Democracy, Dialogue, and Community Action

$39.95

Truth and Reconciliation in Greensboro
Spoma Jovanovic
978-1-55728-991-9 (cloth)
November 2012

 

On November 3, 1979, five protest marchers in Greensboro, North Carolina, were shot and killed by the Ku Klux Klan and the American Nazi Party. There were no police present, but television crews captured the shootings on video. Despite two criminal trials, none of the killers ever served time for their crimes, exposing what many believed to be the inadequacy of judicial, political, and economic systems in the United States.

Twenty-five years later, in 2004, Greensboro residents, inspired by post-apartheid South Africa, initiated a Truth and Reconciliation Commission (TRC) to take public testimony and examine the causes, sequence of events, and consequences of the massacre. The TRC was to be a process and a tool by which citizens could feel confident about the truth of the city’s history in order to reconcile divergent understandings of past and current city values, and it became the foundation for the first Truth and Reconciliation Commission in the United States.

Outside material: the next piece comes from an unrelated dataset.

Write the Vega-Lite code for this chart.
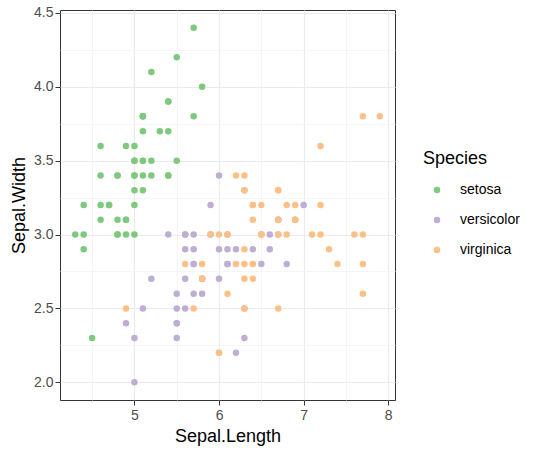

Spoma Jovanovic, who worked alongside other community members to document the grassroots effort to convene the first TRC in the United States, provides a resource and case study of how citizens in one community used their TRC as a way to understand the past and conceive the future. This book preserves the historical significance of a people’s effort to seek truth and work for reconciliation, shows a variety of discourse models for other communities to use in seeking to redress past harms, and demonstrates the power of community action to promote participatory democracy.

Spoma Jovanovic is associate professor of communication studies at the University of North Carolina at Greensboro.

“An inspired addition to the research on the Greensboro massacre and its aftermath. More important, it is a significant scholarly inquiry into the possibilities that truth commissions may provide for addressing historical injustices in the United States.”
Journal of Southern History

• Winner of the Jane Jacobs Urban Communication Book Award from the Urban Communication Foundation, which recognizes an outstanding monograph that exhibits excellence in addressing issues of urban communication.

• Winner of Sue DeWine Distinguished Scholarly Book Award.

• Winner of the Top Book Award for Case Studies in Communications Ethics from the Communication Ethics Division of the National Communication Association.